- _Provided data_
## START

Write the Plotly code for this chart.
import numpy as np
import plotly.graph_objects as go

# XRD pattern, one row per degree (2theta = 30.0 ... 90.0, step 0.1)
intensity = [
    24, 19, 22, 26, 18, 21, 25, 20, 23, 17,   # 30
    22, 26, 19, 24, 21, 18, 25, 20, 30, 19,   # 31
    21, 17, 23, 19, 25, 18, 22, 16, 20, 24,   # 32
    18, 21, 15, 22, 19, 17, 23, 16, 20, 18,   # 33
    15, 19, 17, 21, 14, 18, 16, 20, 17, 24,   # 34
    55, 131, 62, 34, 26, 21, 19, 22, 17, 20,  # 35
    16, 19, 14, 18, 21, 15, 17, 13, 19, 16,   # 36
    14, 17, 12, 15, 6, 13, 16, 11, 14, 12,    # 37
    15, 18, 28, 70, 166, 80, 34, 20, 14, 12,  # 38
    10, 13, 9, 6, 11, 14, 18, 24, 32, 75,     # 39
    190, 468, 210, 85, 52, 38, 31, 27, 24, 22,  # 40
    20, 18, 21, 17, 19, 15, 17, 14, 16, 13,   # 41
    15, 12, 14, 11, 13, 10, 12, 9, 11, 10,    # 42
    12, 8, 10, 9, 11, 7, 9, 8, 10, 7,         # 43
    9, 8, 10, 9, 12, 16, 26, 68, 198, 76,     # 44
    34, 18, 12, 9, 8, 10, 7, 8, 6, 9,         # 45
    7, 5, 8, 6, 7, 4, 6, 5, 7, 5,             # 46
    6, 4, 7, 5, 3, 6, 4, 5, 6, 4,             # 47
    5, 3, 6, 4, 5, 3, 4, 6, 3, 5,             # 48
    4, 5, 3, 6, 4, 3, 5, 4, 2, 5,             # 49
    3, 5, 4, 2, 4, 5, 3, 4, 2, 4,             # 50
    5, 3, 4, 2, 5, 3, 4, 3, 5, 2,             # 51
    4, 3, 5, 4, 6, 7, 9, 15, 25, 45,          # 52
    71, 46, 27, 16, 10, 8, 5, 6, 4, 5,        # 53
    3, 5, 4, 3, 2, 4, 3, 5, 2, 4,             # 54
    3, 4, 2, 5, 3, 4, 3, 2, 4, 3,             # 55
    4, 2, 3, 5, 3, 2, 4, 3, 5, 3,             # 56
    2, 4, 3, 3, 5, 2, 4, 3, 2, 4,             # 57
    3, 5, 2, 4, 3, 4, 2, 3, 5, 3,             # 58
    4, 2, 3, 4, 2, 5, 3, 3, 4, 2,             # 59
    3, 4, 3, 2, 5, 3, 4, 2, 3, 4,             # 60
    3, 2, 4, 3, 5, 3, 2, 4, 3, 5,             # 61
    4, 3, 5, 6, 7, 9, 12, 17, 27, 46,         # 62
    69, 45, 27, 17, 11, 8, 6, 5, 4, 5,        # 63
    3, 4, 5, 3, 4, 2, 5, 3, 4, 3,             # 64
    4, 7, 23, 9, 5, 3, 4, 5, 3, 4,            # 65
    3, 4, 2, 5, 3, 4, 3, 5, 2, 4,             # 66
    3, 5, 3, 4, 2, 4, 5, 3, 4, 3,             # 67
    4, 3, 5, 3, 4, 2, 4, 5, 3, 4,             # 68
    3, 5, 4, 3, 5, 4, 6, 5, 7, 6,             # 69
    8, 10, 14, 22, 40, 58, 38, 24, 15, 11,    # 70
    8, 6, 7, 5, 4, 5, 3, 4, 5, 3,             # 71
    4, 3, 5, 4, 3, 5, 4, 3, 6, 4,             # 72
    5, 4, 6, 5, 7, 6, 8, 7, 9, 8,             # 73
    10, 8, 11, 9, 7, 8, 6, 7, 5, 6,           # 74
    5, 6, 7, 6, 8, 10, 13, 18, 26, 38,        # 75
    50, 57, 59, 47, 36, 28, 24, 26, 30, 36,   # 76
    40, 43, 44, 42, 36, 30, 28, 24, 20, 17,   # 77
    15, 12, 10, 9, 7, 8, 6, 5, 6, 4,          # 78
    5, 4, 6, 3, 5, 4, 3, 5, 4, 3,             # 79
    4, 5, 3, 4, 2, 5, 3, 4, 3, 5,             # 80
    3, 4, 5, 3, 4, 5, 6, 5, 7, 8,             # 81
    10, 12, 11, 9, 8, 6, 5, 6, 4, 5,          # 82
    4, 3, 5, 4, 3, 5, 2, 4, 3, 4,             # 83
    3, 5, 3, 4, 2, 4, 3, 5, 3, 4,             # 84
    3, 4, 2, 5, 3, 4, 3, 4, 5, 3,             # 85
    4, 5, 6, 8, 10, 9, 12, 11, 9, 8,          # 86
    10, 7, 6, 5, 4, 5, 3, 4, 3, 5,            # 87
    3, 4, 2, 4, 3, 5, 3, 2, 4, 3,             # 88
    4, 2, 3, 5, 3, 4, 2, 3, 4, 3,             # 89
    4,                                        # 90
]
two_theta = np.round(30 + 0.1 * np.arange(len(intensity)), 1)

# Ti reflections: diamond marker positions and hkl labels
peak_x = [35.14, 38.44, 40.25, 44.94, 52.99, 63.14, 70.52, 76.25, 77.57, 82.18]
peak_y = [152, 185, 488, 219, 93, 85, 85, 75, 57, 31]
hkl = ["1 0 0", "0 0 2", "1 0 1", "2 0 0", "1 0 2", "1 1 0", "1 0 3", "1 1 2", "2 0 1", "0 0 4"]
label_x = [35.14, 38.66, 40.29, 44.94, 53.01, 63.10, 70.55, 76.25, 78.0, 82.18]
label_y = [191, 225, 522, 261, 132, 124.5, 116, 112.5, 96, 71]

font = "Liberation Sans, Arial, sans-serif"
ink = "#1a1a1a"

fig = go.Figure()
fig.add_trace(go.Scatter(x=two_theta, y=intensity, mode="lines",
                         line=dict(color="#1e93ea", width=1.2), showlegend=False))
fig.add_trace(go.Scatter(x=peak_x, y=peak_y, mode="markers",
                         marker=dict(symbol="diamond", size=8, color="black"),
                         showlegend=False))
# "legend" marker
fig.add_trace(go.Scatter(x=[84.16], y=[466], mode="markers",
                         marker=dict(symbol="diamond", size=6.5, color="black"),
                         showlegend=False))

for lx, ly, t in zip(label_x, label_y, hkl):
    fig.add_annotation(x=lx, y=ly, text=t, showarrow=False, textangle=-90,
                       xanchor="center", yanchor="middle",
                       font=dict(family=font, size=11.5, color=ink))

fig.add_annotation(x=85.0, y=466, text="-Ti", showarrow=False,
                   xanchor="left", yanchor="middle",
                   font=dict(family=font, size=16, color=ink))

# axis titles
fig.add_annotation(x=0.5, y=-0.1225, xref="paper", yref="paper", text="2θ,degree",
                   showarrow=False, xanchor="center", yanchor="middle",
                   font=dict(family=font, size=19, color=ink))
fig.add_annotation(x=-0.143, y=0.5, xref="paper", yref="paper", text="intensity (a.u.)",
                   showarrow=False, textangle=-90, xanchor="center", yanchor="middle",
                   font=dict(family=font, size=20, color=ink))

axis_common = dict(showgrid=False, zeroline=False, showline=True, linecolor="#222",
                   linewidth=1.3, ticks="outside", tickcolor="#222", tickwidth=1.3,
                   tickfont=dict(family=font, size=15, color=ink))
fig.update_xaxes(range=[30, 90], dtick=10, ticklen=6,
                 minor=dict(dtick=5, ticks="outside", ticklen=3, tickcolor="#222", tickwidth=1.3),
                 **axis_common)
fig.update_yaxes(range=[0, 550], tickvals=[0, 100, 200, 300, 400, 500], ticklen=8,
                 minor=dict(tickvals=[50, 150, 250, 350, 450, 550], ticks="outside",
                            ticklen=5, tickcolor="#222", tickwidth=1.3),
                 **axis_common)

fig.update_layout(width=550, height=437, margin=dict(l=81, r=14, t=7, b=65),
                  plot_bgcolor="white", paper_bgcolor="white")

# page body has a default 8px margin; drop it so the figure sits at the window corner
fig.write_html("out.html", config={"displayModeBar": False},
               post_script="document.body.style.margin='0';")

## END
## START

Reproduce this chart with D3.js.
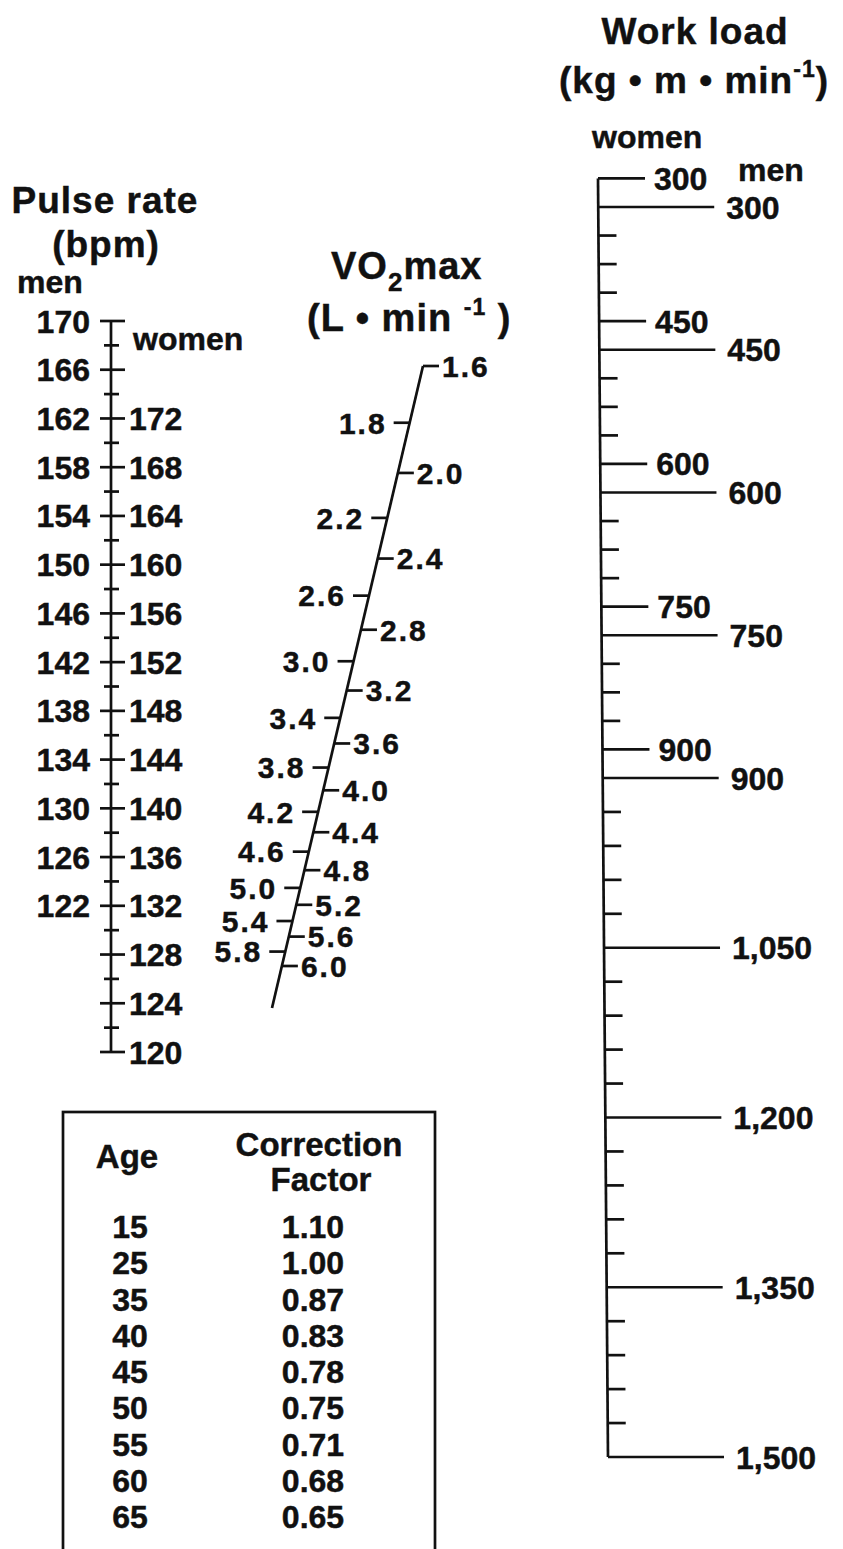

## END

- _Exercise brief_
Look back at the data above. Transcribe exactly the lines starting at the line that contains "Write the Plotly code for this chart." and ending at the line that contains "import plotly.graph_objects as go".

- _Result for this exercise_
Write the Plotly code for this chart.
import numpy as np
import plotly.graph_objects as go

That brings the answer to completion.